TASK BRIEF: Your task is to repeat only the lines from the one with "Write the matplotlib code for this chart." through the one with "threshold = 3547.777735", exactly as they stand, both ends included.

===== STORED RECORDS

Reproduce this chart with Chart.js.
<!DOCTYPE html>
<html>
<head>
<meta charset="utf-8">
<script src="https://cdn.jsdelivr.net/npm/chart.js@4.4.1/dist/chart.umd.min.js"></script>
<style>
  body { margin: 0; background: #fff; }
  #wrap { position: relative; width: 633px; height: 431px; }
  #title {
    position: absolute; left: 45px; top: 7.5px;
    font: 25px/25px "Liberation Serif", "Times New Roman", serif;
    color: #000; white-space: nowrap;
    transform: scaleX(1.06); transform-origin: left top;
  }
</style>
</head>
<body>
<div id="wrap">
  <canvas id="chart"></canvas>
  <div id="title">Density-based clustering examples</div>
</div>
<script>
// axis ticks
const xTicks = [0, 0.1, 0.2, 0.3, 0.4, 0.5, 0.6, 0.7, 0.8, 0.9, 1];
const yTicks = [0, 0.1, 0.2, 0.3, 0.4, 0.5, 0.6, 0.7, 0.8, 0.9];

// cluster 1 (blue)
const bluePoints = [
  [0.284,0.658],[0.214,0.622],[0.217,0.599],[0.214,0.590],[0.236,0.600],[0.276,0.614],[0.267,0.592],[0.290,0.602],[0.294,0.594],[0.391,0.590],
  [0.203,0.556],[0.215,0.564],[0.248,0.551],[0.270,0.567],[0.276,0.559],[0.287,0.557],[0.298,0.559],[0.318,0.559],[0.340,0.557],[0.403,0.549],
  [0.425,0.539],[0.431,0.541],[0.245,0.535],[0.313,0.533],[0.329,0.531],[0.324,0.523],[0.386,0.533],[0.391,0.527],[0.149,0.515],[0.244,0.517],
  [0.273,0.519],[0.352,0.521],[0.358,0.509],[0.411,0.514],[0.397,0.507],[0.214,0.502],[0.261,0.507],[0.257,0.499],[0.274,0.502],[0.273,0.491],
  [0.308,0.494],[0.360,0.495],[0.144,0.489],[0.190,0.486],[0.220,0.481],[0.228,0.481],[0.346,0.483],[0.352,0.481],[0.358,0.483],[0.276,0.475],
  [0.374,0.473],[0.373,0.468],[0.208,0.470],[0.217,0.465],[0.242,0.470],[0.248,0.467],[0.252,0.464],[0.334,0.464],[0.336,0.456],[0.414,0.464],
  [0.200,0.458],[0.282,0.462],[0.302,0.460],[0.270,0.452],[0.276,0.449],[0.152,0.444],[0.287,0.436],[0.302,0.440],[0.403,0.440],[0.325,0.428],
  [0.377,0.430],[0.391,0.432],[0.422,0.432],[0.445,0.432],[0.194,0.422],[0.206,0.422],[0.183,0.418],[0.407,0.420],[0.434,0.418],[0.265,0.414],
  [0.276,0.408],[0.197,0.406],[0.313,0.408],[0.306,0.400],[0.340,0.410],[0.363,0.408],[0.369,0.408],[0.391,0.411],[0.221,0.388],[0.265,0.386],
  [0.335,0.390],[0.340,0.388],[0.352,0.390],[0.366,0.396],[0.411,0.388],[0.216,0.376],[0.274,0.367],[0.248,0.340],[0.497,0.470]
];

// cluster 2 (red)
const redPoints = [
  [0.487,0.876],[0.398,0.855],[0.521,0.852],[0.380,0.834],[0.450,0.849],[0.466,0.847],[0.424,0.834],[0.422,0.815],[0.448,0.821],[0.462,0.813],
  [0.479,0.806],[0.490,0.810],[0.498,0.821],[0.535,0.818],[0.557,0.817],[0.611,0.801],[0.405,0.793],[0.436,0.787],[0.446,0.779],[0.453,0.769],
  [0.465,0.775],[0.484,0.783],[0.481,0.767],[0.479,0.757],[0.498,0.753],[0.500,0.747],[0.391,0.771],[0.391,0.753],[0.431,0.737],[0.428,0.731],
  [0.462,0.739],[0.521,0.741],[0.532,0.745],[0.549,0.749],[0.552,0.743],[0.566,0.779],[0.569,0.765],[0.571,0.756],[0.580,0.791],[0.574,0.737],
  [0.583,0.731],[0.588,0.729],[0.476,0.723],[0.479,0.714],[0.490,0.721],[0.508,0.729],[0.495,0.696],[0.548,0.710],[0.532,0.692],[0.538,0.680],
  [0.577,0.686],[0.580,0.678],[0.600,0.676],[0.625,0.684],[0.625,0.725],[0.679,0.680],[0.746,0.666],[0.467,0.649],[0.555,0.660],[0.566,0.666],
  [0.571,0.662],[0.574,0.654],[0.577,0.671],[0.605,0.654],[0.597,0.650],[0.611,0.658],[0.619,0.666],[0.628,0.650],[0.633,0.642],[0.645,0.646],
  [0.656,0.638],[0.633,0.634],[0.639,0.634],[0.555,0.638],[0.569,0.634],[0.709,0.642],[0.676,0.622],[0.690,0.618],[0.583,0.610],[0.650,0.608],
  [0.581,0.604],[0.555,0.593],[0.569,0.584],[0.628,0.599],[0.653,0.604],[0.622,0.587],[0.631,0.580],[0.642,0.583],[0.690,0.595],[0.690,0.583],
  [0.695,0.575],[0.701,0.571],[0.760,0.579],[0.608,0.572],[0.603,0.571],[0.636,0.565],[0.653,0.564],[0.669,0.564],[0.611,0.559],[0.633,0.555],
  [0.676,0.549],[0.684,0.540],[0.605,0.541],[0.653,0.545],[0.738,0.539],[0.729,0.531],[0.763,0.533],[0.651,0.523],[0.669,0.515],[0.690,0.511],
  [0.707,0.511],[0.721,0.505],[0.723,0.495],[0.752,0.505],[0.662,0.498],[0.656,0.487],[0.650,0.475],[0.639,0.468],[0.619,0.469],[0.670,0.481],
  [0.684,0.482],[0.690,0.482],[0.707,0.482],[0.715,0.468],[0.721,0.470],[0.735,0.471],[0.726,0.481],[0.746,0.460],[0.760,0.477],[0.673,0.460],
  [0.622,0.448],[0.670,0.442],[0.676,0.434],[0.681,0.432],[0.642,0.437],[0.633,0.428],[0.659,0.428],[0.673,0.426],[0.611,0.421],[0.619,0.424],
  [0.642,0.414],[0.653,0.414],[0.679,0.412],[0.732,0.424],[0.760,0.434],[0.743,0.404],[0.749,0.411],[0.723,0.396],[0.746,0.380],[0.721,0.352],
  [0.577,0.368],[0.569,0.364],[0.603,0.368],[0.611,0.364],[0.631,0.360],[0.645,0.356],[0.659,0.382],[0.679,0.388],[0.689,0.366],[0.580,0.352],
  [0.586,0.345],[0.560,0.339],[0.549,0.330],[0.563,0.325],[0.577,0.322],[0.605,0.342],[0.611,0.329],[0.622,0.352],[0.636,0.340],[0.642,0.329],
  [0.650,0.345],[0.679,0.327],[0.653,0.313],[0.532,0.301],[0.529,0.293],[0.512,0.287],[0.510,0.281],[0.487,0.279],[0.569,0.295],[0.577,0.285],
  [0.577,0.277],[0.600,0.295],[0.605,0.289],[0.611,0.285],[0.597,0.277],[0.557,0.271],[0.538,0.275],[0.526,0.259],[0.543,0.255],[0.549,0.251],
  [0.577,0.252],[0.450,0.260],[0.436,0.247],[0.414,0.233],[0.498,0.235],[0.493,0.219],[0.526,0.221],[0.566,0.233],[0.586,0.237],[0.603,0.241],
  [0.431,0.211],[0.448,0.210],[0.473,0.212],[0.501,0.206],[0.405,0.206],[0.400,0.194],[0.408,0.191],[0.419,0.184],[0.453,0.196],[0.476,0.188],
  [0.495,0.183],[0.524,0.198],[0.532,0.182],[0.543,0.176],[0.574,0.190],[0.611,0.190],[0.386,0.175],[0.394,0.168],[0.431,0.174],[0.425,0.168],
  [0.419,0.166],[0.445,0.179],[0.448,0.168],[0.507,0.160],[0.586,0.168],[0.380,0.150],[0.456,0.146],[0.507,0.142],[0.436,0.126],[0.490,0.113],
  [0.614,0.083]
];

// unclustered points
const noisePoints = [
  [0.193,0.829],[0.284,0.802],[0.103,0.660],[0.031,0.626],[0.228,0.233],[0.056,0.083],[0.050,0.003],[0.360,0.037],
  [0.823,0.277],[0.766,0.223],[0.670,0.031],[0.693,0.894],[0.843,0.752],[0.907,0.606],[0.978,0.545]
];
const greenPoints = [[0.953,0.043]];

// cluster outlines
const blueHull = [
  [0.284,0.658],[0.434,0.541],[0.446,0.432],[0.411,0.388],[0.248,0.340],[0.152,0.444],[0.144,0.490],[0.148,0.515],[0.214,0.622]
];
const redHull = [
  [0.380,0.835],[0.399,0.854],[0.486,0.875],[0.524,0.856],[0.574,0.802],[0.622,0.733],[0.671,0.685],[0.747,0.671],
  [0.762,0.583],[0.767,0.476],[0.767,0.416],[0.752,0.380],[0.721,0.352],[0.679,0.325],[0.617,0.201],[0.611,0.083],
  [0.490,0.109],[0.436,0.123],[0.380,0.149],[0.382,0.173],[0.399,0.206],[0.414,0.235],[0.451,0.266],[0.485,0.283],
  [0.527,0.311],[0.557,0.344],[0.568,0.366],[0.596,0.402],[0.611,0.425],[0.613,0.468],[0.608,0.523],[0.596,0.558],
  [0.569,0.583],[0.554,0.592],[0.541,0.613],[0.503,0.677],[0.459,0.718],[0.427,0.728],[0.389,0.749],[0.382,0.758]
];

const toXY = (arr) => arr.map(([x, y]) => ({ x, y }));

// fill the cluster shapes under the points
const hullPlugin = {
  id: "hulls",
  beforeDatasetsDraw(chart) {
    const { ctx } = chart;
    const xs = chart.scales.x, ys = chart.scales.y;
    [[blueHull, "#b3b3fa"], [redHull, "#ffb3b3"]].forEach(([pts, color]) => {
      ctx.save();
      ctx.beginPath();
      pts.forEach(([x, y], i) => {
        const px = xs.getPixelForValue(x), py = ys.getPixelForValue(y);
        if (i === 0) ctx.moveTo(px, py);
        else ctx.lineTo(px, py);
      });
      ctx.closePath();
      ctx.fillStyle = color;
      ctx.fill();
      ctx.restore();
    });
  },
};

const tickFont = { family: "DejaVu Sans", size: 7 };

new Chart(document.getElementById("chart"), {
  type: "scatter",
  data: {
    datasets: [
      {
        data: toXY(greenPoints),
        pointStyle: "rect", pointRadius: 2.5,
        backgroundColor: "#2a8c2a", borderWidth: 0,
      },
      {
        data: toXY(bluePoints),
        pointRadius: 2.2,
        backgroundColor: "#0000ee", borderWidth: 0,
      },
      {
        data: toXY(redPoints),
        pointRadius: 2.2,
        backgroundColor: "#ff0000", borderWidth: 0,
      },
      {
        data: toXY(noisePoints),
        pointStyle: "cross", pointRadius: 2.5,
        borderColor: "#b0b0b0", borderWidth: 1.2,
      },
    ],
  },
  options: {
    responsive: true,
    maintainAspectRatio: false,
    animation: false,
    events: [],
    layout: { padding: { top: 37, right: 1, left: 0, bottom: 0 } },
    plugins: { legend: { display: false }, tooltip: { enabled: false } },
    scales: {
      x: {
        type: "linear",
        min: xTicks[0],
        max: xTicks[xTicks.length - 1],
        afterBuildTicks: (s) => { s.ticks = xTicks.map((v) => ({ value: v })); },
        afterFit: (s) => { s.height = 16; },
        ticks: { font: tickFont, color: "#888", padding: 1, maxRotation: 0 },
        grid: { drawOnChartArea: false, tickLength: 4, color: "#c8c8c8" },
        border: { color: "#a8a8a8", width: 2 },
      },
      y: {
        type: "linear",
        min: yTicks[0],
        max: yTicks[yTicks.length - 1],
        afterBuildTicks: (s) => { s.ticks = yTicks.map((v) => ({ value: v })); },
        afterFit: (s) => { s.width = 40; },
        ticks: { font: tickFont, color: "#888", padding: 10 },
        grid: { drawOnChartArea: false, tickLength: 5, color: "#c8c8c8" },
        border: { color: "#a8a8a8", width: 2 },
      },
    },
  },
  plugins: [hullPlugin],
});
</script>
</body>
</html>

==========
===== STORED RECORDS

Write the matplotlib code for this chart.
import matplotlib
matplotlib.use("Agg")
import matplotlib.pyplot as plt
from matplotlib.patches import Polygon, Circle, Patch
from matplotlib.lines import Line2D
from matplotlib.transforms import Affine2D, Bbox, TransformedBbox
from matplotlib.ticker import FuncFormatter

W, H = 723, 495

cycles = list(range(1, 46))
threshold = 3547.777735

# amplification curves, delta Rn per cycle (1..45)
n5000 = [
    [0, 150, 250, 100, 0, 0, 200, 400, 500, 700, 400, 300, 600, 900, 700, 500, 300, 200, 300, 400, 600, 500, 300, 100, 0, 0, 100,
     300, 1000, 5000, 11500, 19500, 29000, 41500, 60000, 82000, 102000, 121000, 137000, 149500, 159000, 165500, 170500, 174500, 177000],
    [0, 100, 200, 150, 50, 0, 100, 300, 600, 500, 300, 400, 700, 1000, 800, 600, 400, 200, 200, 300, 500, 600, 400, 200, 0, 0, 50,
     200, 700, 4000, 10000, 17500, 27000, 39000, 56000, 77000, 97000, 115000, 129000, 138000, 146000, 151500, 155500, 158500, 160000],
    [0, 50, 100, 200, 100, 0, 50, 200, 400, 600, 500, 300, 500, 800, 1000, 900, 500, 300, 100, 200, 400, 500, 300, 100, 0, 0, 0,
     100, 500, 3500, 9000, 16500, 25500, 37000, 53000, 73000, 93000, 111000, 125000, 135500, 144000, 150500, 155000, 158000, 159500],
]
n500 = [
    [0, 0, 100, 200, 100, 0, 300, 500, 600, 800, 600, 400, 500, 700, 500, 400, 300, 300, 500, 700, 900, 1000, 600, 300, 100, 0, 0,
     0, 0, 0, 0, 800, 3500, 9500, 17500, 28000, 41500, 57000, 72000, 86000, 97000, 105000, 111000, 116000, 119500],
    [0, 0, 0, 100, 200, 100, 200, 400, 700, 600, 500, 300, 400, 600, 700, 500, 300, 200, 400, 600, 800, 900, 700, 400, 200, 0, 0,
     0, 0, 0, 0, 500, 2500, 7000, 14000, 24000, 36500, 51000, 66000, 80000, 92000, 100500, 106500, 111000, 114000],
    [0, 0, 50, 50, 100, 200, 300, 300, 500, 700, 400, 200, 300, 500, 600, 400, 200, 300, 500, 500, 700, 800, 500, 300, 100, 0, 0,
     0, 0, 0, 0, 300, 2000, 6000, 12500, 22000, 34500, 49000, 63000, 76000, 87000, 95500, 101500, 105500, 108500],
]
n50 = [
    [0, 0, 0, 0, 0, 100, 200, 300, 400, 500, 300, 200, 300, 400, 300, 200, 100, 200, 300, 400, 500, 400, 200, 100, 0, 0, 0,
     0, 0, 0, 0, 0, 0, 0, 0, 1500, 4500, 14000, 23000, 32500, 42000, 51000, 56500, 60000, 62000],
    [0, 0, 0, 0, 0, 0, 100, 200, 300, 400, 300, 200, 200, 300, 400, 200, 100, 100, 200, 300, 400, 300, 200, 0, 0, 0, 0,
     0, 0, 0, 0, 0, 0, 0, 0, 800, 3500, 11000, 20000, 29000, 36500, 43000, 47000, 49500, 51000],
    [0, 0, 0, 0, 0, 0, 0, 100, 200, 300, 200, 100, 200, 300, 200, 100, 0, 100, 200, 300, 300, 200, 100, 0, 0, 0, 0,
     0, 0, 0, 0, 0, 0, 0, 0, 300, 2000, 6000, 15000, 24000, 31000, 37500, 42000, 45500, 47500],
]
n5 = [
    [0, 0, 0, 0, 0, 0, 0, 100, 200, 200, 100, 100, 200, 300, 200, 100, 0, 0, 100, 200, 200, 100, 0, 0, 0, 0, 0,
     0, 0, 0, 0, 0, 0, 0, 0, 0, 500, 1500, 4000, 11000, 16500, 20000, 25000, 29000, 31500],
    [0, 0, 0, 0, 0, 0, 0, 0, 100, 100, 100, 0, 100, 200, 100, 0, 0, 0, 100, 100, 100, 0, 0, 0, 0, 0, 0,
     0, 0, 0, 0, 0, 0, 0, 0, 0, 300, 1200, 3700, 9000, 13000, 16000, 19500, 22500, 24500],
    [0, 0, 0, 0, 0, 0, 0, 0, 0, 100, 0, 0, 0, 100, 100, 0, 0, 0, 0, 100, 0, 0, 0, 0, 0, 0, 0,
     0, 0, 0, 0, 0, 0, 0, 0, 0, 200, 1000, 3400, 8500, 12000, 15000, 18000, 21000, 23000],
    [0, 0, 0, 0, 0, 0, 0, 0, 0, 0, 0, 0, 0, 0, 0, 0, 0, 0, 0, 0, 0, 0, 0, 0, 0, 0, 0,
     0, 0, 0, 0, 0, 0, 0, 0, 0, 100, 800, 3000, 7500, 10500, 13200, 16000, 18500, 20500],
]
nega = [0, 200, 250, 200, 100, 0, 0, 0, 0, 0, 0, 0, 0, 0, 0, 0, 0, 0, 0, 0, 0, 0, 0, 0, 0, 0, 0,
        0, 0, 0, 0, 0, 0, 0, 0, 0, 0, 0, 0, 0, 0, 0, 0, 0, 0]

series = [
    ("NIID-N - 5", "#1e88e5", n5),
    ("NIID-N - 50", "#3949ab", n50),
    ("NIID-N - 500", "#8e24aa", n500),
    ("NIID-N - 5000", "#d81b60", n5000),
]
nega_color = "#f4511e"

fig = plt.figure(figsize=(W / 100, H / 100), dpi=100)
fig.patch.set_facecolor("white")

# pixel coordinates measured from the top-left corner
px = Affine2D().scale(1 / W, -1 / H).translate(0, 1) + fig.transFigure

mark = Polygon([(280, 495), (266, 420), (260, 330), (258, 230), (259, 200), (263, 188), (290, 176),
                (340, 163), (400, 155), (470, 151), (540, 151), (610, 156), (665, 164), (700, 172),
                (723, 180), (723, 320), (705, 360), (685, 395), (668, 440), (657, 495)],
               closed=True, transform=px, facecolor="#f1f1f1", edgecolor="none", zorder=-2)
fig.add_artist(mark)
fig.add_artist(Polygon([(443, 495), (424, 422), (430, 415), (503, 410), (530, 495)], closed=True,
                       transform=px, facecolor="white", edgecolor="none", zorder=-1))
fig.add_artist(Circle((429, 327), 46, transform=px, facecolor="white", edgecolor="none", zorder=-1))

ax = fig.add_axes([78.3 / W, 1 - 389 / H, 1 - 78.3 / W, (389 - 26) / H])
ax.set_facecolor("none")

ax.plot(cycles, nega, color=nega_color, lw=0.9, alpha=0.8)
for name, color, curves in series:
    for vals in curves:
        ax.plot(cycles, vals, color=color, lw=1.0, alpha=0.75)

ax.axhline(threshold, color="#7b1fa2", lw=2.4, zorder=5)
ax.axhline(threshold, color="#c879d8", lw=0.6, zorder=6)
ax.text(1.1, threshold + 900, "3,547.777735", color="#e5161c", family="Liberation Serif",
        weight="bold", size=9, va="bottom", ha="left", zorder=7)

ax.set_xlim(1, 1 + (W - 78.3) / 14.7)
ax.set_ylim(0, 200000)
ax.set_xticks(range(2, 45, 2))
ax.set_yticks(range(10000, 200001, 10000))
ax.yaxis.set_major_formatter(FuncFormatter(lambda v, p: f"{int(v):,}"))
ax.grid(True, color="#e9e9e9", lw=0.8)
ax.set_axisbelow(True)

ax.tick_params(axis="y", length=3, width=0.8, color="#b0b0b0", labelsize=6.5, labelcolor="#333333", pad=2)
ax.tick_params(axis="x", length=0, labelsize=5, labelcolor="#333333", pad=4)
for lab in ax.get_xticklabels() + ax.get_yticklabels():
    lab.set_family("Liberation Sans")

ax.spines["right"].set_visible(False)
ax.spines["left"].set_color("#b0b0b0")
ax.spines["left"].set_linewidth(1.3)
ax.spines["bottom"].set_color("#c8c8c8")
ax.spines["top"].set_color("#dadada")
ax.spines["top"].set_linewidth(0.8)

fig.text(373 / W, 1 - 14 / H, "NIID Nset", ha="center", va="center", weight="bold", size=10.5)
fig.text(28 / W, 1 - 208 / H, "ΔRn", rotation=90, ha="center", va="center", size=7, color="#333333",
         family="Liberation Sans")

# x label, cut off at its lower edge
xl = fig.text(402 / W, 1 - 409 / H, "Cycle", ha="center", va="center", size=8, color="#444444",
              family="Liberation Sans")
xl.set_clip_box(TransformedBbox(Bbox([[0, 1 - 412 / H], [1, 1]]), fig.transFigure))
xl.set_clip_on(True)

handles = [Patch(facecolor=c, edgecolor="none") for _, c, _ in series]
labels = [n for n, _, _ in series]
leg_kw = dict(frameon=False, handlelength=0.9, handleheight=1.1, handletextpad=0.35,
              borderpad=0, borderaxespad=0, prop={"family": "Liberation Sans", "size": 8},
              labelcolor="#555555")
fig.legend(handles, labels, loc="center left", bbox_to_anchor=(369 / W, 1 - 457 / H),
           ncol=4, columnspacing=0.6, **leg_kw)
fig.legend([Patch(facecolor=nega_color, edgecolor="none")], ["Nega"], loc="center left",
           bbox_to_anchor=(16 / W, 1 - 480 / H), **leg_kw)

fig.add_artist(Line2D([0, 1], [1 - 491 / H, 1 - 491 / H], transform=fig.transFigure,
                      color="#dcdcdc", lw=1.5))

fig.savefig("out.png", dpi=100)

==========

RESPONSE:
Write the matplotlib code for this chart.
import matplotlib
matplotlib.use("Agg")
import matplotlib.pyplot as plt
from matplotlib.patches import Polygon, Circle, Patch
from matplotlib.lines import Line2D
from matplotlib.transforms import Affine2D, Bbox, TransformedBbox
from matplotlib.ticker import FuncFormatter

W, H = 723, 495

cycles = list(range(1, 46))
threshold = 3547.777735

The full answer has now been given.